Markab atau felucca ini adalah alat transportasi utama di Mesir selama berabad-abad lamanya. Pada zaman dahulu berguna sebagai Pengangkut tentara Mesir kuno. membawa surat-surat penting Mesir dari wilayah hulu ke hilir dan sebaliknya. Markab ini berlayar sepenuhnya bergantung kepada angin.

Markab memiliki sebuah layar lateen, layar putih berbentuk segitiga yang meninggi ke atas terikat pada tiang panjang yang ukurannya lebih panjang dari markab itu sendiri. Tiang dipasang di tengah. Posisi lantai kayu depan dan belakang markab lebih tinggi daripada posisi lantai di tengah. Luas deck markab sempit dan rendah. Kemudi menggunakan dayung yang terletak di belakang. Markab berlayar menggantungkan pada angin dan arus sungai.

“Saya bekerja semacam ini sudah lima puluh lima tahun.” Kata Ibrahim bangga dengan menampakkan senyum dari wajahnya.

“Semenjak usia sebelas tahun saya telah berlayar.”

Saya melihat markab berjumlah tujuh buah yang bersandar di tepi sungai. Semua markab ini adalah milik pribadi. Pemiliknya seorang bapak tua berasal dari Aswan. Berbadan kurus mengenakan galabiyah putih. Berkulit coklat kegelapan namun murah senyum.

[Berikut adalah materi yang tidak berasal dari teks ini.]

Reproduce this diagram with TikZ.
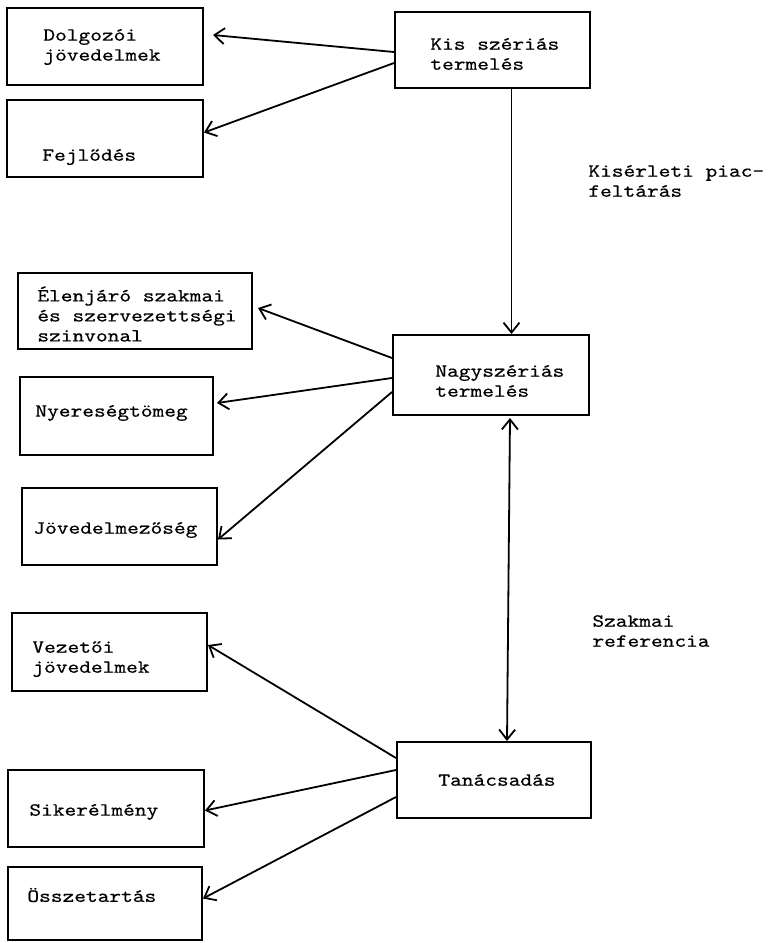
\documentclass[tikz,border=0pt]{standalone}
\usepackage{fontspec}
\newfontfamily\typewr[FakeStretch=1.2,FakeBold=0.45]{lmmono10-regular.otf}
\usetikzlibrary{arrows.meta}
\newlength{\unitpx}
\setlength{\unitpx}{0.5pt}

\begin{document}
\begin{tikzpicture}[x=0.5pt,y=-0.5pt,
    box/.style={draw,line width=1pt,inner sep=0pt,minimum width=196\unitpx,minimum height=77\unitpx},
    txt/.style={font=\typewr\fontsize{9.3}{10}\selectfont,anchor=west,align=left,inner sep=0pt},
    arr/.style={line width=.9pt},
    >={Straight Barb[length=5pt,width=8pt]}]
        \useasboundingbox (0,0) rectangle (778,943);
        \node[box] (dolg) at (105,46) {};
        \node[box] (fejl) at (105,138.5) {};
        \node[box,minimum width=195\unitpx,minimum height=76\unitpx] (kis) at (492.5,50) {};
        \node[box,minimum width=234\unitpx,minimum height=76\unitpx] (elen) at (135,311) {};
        \node[box,minimum width=193\unitpx,minimum height=78\unitpx] (nyer) at (116.5,416) {};
        \node[box,minimum width=195\unitpx] (jov) at (119.5,526.5) {};
        \node[box,minimum height=80\unitpx] (nagy) at (491,375) {};
        \node[box,minimum width=195\unitpx,minimum height=78\unitpx] (vez) at (109.5,652) {};
        \node[box] (sik) at (106,808.5) {};
        \node[box,minimum width=194\unitpx,minimum height=73\unitpx] (ossz) at (105,903.5) {};
        \node[box,minimum width=194\unitpx,minimum height=76\unitpx] (tan) at (494,780) {};
        \node[txt] (dolg-t) at (43,47) {Dolgozói\\jövedelmek};
        \node[txt] (fejl-t) at (42,157) {Fejlődés};
        \node[txt] (kis-t) at (430,54) {Kis szériás\\termelés};
        \node[txt] (elen-t) at (37,314) {Élenjáró szakmai\\és szervezettségi\\szinvonal};
        \node[txt] (nyer-t) at (35,413) {Nyereségtömeg};
        \node[txt] (jov-t) at (33,530) {Jövedelmezőség};
        \node[txt] (nagy-t) at (435,381) {Nagyszériás\\termelés};
        \node[txt] (vez-t) at (32,659) {Vezetői\\jövedelmek};
        \node[txt] (sik-t) at (29,812) {Sikerélmény};
        \node[txt] (ossz-t) at (27,895) {Összetartás};
        \node[txt] (tan-t) at (438,780) {Tanácsadás};
        \node[txt] (kiserl) at (588,181) {Kisérleti piac-\\feltárás};
        \node[txt] (szref) at (592,631) {Szakmai\\referencia};
        \draw[arr,->] ([yshift=-2\unitpx]kis.west) -- ([xshift=9\unitpx,yshift=11\unitpx]dolg.east);
        \draw[arr,->] ([yshift=-13\unitpx]kis.west) -- ([yshift=6\unitpx]fejl.east);
        \draw[arr,->] ([xshift=19\unitpx]kis.south) -- ([xshift=19\unitpx]kis.south |- nagy.north);
        \draw[arr,->] ([yshift=17\unitpx]nagy.west) -- ([xshift=5\unitpx,yshift=3\unitpx]elen.east);
        \draw[arr,->] ([yshift=-3\unitpx]nagy.west) -- ([xshift=3\unitpx,yshift=13\unitpx]nyer.east);
        \draw[arr,->] ([yshift=-17\unitpx]nagy.west) -- ([yshift=-13\unitpx]jov.east);
        \draw[arr,<->] ([xshift=19\unitpx,yshift=-2\unitpx]nagy.south) -- ([xshift=13\unitpx]tan.north);
        \draw[arr,->] ([yshift=22\unitpx]tan.west) -- ([yshift=7\unitpx]vez.east);
        \draw[arr,->] ([yshift=10\unitpx]tan.west) -- ([yshift=-2\unitpx]sik.east);
        \draw[arr,->] ([yshift=-17\unitpx]tan.west) -- ([yshift=5\unitpx]ossz.east);
    \end{tikzpicture}
\end{document}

Ibrahim hanya seorang pekerja yang bekerja dari jam delapan pagi hingga pukul dua malam. Menghabiskan waktunya di sungai Nil, berkawan angin dan air.

Markab berlayar mendekati jembatan. Berputar ke kanan. Berganti halauan ke kiri. Terus berputar di sisi jembatan.

Matahari mulai terbenam. Cahaya merah di atas langit. Suasana sunyi meski dari kejauhan mobil berlalu-lalang. Tapi warna biru air berubah menjadi sejuk dengan suara percikan membasahi dinding markab.

Markab menuju pelabuhan setelah membawa kami berlayar selama satu jam. Rasa puas merasuki hati. Senyum bahagia terlukis di wajah.

Aiman memberikan selembar uang kertas sebesar lima puluh geneih ke nakhoda.

Markab dan air sungai Nil seakan melambai melepas kepergian kami.